[Charts and diagrams as code]
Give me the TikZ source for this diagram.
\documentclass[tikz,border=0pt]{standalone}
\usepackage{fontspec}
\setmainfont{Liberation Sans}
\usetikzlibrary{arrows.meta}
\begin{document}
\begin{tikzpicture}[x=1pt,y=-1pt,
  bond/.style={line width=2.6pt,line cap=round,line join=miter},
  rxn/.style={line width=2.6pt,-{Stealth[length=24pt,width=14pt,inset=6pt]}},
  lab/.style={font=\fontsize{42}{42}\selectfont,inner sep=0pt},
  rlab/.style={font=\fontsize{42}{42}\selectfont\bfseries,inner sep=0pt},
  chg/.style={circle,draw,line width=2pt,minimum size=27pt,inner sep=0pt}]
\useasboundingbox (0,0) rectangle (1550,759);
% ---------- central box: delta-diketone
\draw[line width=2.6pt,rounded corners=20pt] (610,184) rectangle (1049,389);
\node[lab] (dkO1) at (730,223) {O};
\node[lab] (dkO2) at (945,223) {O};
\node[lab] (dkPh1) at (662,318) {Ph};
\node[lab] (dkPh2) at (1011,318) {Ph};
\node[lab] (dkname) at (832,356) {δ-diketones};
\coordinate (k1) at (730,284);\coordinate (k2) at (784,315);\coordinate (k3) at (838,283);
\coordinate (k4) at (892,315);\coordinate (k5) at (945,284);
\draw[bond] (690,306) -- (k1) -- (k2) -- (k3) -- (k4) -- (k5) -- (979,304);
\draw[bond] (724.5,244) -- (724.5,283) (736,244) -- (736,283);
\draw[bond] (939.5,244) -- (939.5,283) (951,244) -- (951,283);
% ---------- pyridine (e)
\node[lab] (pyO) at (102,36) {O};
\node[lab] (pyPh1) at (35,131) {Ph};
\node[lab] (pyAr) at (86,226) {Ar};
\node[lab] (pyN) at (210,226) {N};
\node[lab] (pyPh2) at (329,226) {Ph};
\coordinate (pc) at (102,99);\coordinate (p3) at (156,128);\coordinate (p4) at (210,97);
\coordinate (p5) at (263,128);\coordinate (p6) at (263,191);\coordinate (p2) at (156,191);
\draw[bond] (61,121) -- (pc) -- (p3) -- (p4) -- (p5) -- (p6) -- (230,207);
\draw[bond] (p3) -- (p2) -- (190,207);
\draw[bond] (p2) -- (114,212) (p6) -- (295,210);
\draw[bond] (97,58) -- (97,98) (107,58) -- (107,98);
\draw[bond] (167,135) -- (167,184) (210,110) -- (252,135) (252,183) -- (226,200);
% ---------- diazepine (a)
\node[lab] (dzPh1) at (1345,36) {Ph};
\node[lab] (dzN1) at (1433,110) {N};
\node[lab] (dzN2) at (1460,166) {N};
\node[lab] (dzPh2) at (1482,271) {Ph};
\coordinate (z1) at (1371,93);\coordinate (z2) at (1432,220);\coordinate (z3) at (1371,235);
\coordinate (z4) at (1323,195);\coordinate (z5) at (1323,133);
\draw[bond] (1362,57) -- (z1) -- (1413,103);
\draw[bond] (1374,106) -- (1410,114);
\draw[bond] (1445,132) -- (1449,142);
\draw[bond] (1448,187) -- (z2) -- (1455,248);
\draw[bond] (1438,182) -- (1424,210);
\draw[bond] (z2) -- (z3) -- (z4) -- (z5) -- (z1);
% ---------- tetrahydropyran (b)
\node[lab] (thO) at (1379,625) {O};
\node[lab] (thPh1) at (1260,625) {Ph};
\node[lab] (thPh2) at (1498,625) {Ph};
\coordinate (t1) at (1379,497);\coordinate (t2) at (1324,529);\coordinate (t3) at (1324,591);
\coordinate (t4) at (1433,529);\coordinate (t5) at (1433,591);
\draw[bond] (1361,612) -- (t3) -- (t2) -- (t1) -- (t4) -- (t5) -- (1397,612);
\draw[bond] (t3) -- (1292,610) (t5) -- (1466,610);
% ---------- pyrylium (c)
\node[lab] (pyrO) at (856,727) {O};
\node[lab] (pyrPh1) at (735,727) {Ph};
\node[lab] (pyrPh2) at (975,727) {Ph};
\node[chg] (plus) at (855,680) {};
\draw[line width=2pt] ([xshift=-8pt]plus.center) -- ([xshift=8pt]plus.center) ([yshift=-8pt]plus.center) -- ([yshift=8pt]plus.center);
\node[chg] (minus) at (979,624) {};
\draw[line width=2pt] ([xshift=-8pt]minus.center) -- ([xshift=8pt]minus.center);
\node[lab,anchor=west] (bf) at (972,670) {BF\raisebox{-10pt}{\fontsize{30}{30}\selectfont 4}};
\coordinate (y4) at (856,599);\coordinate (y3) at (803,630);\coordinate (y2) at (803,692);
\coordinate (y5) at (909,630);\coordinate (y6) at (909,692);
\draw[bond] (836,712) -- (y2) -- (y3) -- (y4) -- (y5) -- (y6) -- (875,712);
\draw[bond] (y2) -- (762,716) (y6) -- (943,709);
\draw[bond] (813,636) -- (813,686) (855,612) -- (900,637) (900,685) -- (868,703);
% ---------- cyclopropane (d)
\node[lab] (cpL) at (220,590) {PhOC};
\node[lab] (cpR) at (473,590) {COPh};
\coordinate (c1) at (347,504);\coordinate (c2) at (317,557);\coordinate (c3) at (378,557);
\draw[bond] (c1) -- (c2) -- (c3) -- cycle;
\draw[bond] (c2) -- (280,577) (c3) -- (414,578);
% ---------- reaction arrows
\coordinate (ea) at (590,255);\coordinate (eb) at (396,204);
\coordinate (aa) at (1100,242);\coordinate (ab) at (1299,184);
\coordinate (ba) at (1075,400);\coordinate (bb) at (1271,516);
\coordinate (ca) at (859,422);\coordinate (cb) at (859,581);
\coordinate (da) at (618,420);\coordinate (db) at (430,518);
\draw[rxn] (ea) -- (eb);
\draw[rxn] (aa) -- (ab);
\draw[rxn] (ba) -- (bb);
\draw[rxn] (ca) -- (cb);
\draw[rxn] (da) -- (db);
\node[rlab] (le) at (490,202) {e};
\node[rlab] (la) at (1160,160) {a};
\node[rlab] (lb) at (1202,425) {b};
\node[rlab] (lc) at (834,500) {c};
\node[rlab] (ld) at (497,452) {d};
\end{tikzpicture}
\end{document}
---
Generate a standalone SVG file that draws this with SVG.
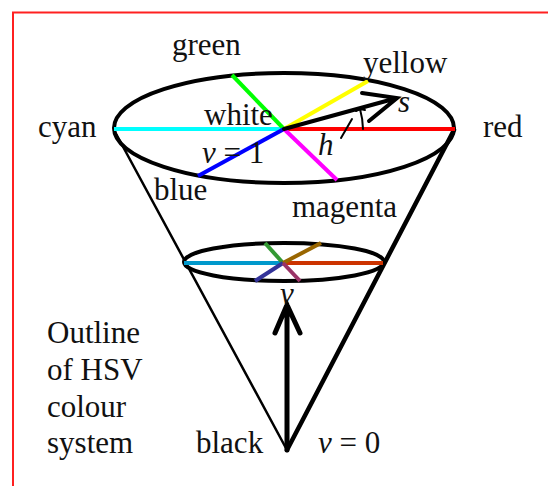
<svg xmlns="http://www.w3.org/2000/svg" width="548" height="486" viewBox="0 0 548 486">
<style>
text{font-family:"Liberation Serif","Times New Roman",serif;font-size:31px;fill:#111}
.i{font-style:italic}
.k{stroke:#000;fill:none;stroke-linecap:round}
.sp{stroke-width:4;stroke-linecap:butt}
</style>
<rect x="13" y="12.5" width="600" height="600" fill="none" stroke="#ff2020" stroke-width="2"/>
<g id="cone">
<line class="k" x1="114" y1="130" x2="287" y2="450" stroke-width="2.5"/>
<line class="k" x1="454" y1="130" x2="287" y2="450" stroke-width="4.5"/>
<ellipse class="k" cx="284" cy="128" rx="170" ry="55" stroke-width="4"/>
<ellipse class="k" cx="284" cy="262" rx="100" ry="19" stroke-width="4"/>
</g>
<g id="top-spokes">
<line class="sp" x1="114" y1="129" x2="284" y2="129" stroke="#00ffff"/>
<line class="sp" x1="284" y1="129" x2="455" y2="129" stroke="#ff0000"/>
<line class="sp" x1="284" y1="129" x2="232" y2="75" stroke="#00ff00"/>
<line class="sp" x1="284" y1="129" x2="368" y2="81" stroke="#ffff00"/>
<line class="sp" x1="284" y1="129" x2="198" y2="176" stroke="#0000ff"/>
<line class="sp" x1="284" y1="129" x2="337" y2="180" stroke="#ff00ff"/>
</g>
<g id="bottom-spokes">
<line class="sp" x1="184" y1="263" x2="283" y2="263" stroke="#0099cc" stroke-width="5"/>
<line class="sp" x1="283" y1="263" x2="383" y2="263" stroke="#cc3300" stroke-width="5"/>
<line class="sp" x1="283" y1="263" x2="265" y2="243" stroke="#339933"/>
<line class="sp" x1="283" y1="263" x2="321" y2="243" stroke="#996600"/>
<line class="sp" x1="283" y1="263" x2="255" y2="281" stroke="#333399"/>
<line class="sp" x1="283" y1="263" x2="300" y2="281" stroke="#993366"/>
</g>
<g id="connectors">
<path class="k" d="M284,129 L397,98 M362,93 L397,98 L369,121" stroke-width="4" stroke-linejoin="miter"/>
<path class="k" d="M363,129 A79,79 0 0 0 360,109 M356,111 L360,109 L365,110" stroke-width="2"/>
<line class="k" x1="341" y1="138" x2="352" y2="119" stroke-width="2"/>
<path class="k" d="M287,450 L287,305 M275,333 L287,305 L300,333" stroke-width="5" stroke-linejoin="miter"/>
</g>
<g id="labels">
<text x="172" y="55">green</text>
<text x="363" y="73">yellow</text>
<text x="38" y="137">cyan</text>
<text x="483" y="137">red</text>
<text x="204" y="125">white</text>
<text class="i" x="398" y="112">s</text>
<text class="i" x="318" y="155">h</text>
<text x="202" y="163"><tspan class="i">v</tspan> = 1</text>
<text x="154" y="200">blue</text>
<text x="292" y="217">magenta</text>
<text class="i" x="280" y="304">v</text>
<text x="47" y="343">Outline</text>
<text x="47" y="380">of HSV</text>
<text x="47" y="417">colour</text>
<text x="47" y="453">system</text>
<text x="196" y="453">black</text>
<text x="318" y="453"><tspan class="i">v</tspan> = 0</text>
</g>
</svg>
==
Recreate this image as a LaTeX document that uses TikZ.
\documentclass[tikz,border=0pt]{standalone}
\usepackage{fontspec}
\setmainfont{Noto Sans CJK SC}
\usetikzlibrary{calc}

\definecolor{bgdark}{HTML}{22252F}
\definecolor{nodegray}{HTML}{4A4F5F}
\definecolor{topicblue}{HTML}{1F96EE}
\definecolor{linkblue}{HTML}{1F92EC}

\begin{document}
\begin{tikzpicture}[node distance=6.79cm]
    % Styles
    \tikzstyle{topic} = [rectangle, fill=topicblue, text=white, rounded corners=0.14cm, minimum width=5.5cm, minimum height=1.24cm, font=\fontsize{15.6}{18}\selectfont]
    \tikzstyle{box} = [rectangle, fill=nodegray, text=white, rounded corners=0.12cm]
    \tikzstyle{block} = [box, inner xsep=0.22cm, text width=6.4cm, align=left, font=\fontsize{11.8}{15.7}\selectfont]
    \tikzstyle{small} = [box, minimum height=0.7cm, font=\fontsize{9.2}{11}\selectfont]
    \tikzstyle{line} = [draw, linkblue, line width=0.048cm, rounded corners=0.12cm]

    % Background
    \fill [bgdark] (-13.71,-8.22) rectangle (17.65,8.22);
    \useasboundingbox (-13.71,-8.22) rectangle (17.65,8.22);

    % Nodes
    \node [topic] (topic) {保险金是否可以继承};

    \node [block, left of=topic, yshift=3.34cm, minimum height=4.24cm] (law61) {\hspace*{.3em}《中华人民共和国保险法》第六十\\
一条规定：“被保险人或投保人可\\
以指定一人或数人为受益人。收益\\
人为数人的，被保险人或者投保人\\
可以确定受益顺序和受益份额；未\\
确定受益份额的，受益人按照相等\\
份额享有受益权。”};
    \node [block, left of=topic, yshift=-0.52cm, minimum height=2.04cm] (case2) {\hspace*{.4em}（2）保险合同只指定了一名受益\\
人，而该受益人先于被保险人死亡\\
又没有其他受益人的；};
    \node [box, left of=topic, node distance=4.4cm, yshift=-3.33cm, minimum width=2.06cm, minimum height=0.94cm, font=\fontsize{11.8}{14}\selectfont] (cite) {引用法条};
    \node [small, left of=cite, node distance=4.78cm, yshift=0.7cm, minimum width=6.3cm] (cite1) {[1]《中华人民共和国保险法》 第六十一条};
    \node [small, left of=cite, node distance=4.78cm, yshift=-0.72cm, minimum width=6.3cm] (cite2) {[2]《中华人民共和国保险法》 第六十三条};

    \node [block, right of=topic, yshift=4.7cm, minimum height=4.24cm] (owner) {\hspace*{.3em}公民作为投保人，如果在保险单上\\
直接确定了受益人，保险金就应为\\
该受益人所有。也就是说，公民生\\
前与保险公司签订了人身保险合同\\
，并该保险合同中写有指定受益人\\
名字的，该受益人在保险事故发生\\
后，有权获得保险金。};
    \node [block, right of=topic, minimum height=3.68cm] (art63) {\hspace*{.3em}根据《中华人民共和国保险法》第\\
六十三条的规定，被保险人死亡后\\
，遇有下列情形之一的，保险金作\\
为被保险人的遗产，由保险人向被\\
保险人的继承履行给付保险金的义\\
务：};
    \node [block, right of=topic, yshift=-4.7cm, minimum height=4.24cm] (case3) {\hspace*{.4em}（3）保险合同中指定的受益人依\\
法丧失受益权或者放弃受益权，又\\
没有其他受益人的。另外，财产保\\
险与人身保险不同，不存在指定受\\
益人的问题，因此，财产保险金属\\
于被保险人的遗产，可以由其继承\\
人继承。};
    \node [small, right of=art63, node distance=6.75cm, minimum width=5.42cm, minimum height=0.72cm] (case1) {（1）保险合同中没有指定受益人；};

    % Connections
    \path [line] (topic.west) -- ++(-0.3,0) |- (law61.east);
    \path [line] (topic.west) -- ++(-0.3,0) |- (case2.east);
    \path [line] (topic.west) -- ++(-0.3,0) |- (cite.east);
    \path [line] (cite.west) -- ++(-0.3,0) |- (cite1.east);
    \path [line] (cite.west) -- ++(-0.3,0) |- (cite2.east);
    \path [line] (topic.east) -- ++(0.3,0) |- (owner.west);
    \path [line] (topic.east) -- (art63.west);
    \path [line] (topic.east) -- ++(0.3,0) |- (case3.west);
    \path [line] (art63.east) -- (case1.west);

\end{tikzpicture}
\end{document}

Exercise prompt -> Which lines contain the word "that"? Copy each one.

Correct answer ->
Generate a standalone SVG file that draws this with SVG.
Recreate this image as a LaTeX document that uses TikZ.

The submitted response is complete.